Theodor Szehinskyj

Theodor Szehinskyj (born February 14, 1924) is an alleged World War II war criminal. He was born in Mallnow, Poland. He was a member of an SS Totenkopf Battalion and is accused of having been a guard in three concentration camps in Germany, Poland and Ukraine. Szehinskyj emigrated to the United States after the war, but was named as a war criminal by the United States Department of Justice in 2000, subsequently had his citizenship revoked, and is facing attempts to deport him from the country.[1] He is on the Simon Wiesenthal Center's list of most wanted Nazi war criminals.

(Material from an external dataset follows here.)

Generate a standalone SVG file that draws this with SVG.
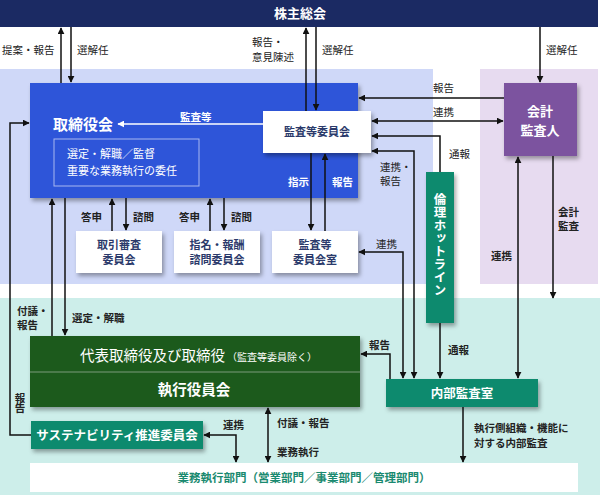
<svg xmlns="http://www.w3.org/2000/svg" width="602" height="495" viewBox="0 0 602 495">
<style>
text{font-family:"Noto Sans CJK JP","Noto Sans",sans-serif}
.lbl{font-size:10.5px;fill:#222}
.wl{font-size:10.5px;fill:#fff;font-weight:bold}
.ln{fill:none;stroke:#111;stroke-width:1.5}
.wln{fill:none;stroke:#fff;stroke-width:1.3}
.wbox{fill:#fff}
.navy{font-size:11px;fill:#2b3a6b;font-weight:bold;text-anchor:middle}
.wt{fill:#fff;font-weight:bold;text-anchor:middle}
.vt{writing-mode:vertical-rl}
</style>
<defs>
<marker id="ah" viewBox="0 0 10 10" refX="9" refY="5" markerWidth="7" markerHeight="7" markerUnits="userSpaceOnUse" orient="auto-start-reverse"><path d="M0,0 L10,5 L0,10 z" fill="#111"/></marker>
<marker id="wah" viewBox="0 0 10 10" refX="9" refY="5" markerWidth="7" markerHeight="7" markerUnits="userSpaceOnUse" orient="auto"><path d="M0,0 L10,5 L0,10 z" fill="#fff"/></marker>
<filter id="sh" x="-10%" y="-10%" width="130%" height="140%"><feDropShadow dx="2" dy="3" stdDeviation="2" flood-color="#000" flood-opacity="0.35"/></filter>
</defs>
<rect width="602" height="495" fill="#fff"/>
<!-- backgrounds -->
<rect x="0" y="69" width="433" height="215" fill="#cfd8f8"/>
<rect x="480" y="69" width="118" height="215" fill="#e7dbf0"/>
<rect x="0" y="298" width="600" height="197" fill="#cdeeea"/>

<g id="shareholders">
<rect x="0" y="0" width="598" height="27" fill="#1b2a63"/>
<text x="300" y="18" class="wt" font-size="13">株主総会</text>
</g>

<g id="board">
<rect x="30" y="83" width="328" height="115" fill="#2f55d9" filter="url(#sh)"/>
<text x="53" y="130" fill="#fff" font-weight="bold" font-size="15">取締役会</text>
<rect x="54" y="139" width="145" height="47" fill="none" stroke="#a8b8f0" stroke-width="1"/>
<text x="67" y="158" fill="#fff" font-size="11">選定・解職／監督</text>
<text x="67" y="175" fill="#fff" font-size="11">重要な業務執行の委任</text>
<text x="288" y="186" class="wl">指示</text>
<text x="332" y="186" class="wl">報告</text>
</g>

<g id="audit-committee">
<rect x="263" y="111" width="108" height="42" class="wbox" filter="url(#sh)"/>
<text x="317" y="136" class="navy">監査等委員会</text>
</g>

<g id="transaction-review">
<rect x="76" y="231" width="86" height="42" class="wbox" filter="url(#sh)"/>
<text x="119" y="249" class="navy">取引審査</text>
<text x="119" y="264" class="navy">委員会</text>
</g>
<g id="nomination">
<rect x="174" y="231" width="86" height="42" class="wbox" filter="url(#sh)"/>
<text x="217" y="249" class="navy">指名・報酬</text>
<text x="217" y="264" class="navy">諮問委員会</text>
</g>
<g id="audit-office">
<rect x="272" y="231" width="86" height="42" class="wbox" filter="url(#sh)"/>
<text x="315" y="249" class="navy">監査等</text>
<text x="315" y="264" class="navy">委員会室</text>
</g>

<g id="accounting-auditor">
<rect x="504" y="83" width="73" height="73" fill="#7c529f" filter="url(#sh)"/>
<text x="540" y="116" class="wt" font-size="13">会計</text>
<text x="540" y="135" class="wt" font-size="13">監査人</text>
</g>

<g id="hotline">
<rect x="426" y="172" width="28" height="151" fill="#0e8a6e" filter="url(#sh)"/>
<text x="440" y="245" class="wt vt" font-size="12.5" letter-spacing="0.5">倫理ホットライン</text>
</g>

<g id="executives">
<rect x="30" y="336" width="330" height="71" fill="#1b5a1e" filter="url(#sh)"/>
<line x1="30" y1="372" x2="360" y2="372" stroke="#7a9a7a" stroke-width="1"/>
<text x="80" y="361" fill="#fff" font-size="14.5">代表取締役及び取締役<tspan font-size="10" dx="2">（監査等委員除く）</tspan></text>
<text x="194" y="395" class="wt" font-size="14.5" font-weight="normal">執行役員会</text>
</g>

<g id="sustainability">
<rect x="31" y="421" width="172" height="28" fill="#0e8a6e" filter="url(#sh)"/>
<text x="117" y="440" class="wt" font-size="12.5">サステナビリティ推進委員会</text>
</g>

<g id="internal-audit">
<rect x="386" y="379" width="152" height="28" fill="#0e8a6e" filter="url(#sh)"/>
<text x="462" y="398" class="wt" font-size="12.5">内部監査室</text>
</g>

<g id="business-units">
<rect x="30" y="463" width="548" height="29" fill="#fff"/>
<text x="304" y="482" fill="#1a8a70" font-size="11.5" font-weight="bold" text-anchor="middle">業務執行部門（営業部門／事業部門／管理部門）</text>
</g>

<g id="connectors">
<path class="ln" d="M61,83 V28" marker-end="url(#ah)"/>
<path class="ln" d="M71,27 V82" marker-end="url(#ah)"/>
<path class="ln" d="M306,111 V28" marker-end="url(#ah)"/>
<path class="ln" d="M316,27 V110" marker-end="url(#ah)"/>
<path class="ln" d="M540,27 V82" marker-end="url(#ah)"/>
<path class="ln" d="M504,98 H359" marker-end="url(#ah)"/>
<path class="ln" d="M372,121 H503" marker-start="url(#ah)" marker-end="url(#ah)"/>
<path class="ln" d="M440,172 V136 H372" marker-end="url(#ah)"/>
<path class="ln" d="M372,151 H414 V378" marker-start="url(#ah)" marker-end="url(#ah)"/>
<path class="ln" d="M359,252 H403 V378" marker-start="url(#ah)" marker-end="url(#ah)"/>
<path class="wln" d="M263,124 H118" marker-end="url(#wah)"/>
<path class="ln" d="M311,153 V230" marker-end="url(#ah)"/>
<path class="ln" d="M325,231 V154" marker-end="url(#ah)"/>
<path class="ln" d="M112,231 V199" marker-end="url(#ah)"/>
<path class="ln" d="M126,198 V230" marker-end="url(#ah)"/>
<path class="ln" d="M210,231 V199" marker-end="url(#ah)"/>
<path class="ln" d="M224,198 V230" marker-end="url(#ah)"/>
<path class="ln" d="M52,336 V199" marker-end="url(#ah)"/>
<path class="ln" d="M65,198 V335" marker-end="url(#ah)"/>
<path class="ln" d="M31,435 H10 V123 H29" marker-end="url(#ah)"/>
<path class="ln" d="M390,379 V354 H361" marker-end="url(#ah)"/>
<path class="ln" d="M440,323 V378" marker-end="url(#ah)"/>
<path class="ln" d="M518,378 V157" marker-start="url(#ah)" marker-end="url(#ah)"/>
<path class="ln" d="M553,156 V298" marker-end="url(#ah)"/>
<path class="ln" d="M204,435 H236 V462" marker-start="url(#ah)" marker-end="url(#ah)"/>
<path class="ln" d="M268,408 V462" marker-start="url(#ah)" marker-end="url(#ah)"/>
<path class="ln" d="M463,407 V462" marker-end="url(#ah)"/>
</g>

<g id="labels">
<text x="2" y="54" class="lbl">提案・報告</text>
<text x="77" y="54" class="lbl">選解任</text>
<text x="252" y="46" class="lbl">報告・</text>
<text x="252" y="61" class="lbl">意見陳述</text>
<text x="322" y="54" class="lbl">選解任</text>
<text x="546" y="54" class="lbl">選解任</text>
<text x="433" y="92" class="lbl">報告</text>
<text x="433" y="116" class="lbl">連携</text>
<text x="449" y="158" class="lbl">通報</text>
<text x="380" y="171" class="lbl">連携・</text>
<text x="380" y="185" class="lbl">報告</text>
<text x="376" y="248" class="lbl">連携</text>
<text x="180" y="121" class="wl" font-weight="bold">監査等</text>
<text x="81" y="221" class="lbl" font-weight="bold">答申</text>
<text x="133" y="221" class="lbl" font-weight="bold">諮問</text>
<text x="179" y="221" class="lbl" font-weight="bold">答申</text>
<text x="231" y="221" class="lbl" font-weight="bold">諮問</text>
<text x="558" y="216" class="lbl" font-weight="bold">会計</text>
<text x="558" y="230" class="lbl" font-weight="bold">監査</text>
<text x="491" y="260" class="lbl" font-weight="bold">連携</text>
<text x="17" y="315" class="lbl" font-weight="bold">付議・</text>
<text x="17" y="329" class="lbl" font-weight="bold">報告</text>
<text x="72" y="322" class="lbl" font-weight="bold">選定・解職</text>
<text x="20" y="403" class="lbl vt" font-weight="bold" text-anchor="middle">報告</text>
<text x="369" y="349" class="lbl" font-weight="bold">報告</text>
<text x="448" y="354" class="lbl" font-weight="bold">通報</text>
<text x="223" y="429" class="lbl" font-weight="bold">連携</text>
<text x="277" y="427" class="lbl" font-weight="bold">付議・報告</text>
<text x="277" y="456" class="lbl" font-weight="bold">業務執行</text>
<text x="474" y="432" class="lbl" font-weight="bold">執行側組織・機能に</text>
<text x="474" y="447" class="lbl" font-weight="bold">対する内部監査</text>
</g>
</svg>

The Szehinskyj family were Ukrainians resident in Poland. Fluent in both Polish and Ukrainian, he grew up on his parents' farm in Mallnow and worked there after completing seven grades of school. After the Soviets occupied Mallnow during World War II and collectivized agriculture, he left his farm and moved to Lvov, where he was captured by the Germans in early 1942. He was transported to Vienna and worked intermittently on a farm in Austria. From 1943 to early 1945 he allegedly served in the Waffen-SS belonging SS Totenkopf Division in the concentration camps of Gross-Rosen, Sachsenhausen and Warsaw. He was allegedly involved in the transport of prisoners from the Sachsenhausen concentration camp in Mauthausen concentration camp shortly before the war ended in 1945. In 1950 Szehinskyj emigrated with his wife and daughter to the United States and worked as a machinist for General Electric.